DATASET EXCERPT –
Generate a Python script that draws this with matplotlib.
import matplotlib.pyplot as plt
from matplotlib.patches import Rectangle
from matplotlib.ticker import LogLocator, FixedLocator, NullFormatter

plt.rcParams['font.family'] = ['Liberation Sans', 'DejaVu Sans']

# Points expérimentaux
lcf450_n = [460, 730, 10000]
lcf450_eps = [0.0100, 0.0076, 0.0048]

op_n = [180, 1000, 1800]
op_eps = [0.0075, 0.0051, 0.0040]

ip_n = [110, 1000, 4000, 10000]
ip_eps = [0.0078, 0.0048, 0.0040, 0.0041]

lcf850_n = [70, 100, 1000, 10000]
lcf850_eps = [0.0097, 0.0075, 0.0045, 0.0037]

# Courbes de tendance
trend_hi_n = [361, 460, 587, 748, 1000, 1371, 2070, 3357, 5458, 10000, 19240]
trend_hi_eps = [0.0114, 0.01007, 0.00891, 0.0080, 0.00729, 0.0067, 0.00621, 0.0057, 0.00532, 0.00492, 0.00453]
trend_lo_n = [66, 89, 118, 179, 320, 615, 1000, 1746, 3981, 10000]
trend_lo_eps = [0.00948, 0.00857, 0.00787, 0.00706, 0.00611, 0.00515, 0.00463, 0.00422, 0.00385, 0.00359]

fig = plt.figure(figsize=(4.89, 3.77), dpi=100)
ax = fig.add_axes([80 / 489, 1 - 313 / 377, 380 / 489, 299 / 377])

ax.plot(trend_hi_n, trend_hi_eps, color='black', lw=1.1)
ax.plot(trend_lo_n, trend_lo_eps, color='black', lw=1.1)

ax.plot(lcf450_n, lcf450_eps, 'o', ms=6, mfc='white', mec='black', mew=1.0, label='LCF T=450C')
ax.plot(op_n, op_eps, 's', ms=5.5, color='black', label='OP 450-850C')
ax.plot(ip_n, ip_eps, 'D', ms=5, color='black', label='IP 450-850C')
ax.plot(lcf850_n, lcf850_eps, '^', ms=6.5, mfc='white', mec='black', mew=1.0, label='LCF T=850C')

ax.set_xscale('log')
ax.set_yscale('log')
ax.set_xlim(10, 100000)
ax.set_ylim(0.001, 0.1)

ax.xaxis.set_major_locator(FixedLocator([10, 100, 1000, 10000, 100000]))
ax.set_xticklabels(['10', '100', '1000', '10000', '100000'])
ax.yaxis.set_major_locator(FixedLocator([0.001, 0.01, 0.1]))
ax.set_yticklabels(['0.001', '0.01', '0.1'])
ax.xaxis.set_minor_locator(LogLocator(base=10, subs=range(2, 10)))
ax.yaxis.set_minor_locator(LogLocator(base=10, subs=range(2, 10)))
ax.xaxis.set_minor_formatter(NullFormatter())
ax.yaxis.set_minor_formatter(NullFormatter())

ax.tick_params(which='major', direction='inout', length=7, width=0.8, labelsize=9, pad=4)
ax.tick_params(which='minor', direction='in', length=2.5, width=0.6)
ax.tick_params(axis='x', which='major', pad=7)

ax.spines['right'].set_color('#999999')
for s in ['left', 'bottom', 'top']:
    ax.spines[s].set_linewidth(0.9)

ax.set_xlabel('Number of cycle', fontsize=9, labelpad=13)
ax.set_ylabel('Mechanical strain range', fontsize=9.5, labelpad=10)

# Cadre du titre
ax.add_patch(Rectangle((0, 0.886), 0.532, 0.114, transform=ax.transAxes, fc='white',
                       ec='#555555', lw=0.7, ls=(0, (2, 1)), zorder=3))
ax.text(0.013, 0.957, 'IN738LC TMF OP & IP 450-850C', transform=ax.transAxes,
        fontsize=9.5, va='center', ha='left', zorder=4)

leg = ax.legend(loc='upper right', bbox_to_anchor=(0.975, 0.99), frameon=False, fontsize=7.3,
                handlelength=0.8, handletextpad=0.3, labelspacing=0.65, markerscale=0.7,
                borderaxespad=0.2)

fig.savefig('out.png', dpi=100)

WHAT IS ASKED –
Each line from the start of the listing above through the line containing "ip_eps = [0.0078, 0.0048, 0.0040, 0.0041]" should be copied exactly, please, with no other lines added.

ANSWER –
Generate a Python script that draws this with matplotlib.
import matplotlib.pyplot as plt
from matplotlib.patches import Rectangle
from matplotlib.ticker import LogLocator, FixedLocator, NullFormatter

plt.rcParams['font.family'] = ['Liberation Sans', 'DejaVu Sans']

# Points expérimentaux
lcf450_n = [460, 730, 10000]
lcf450_eps = [0.0100, 0.0076, 0.0048]

op_n = [180, 1000, 1800]
op_eps = [0.0075, 0.0051, 0.0040]

ip_n = [110, 1000, 4000, 10000]
ip_eps = [0.0078, 0.0048, 0.0040, 0.0041]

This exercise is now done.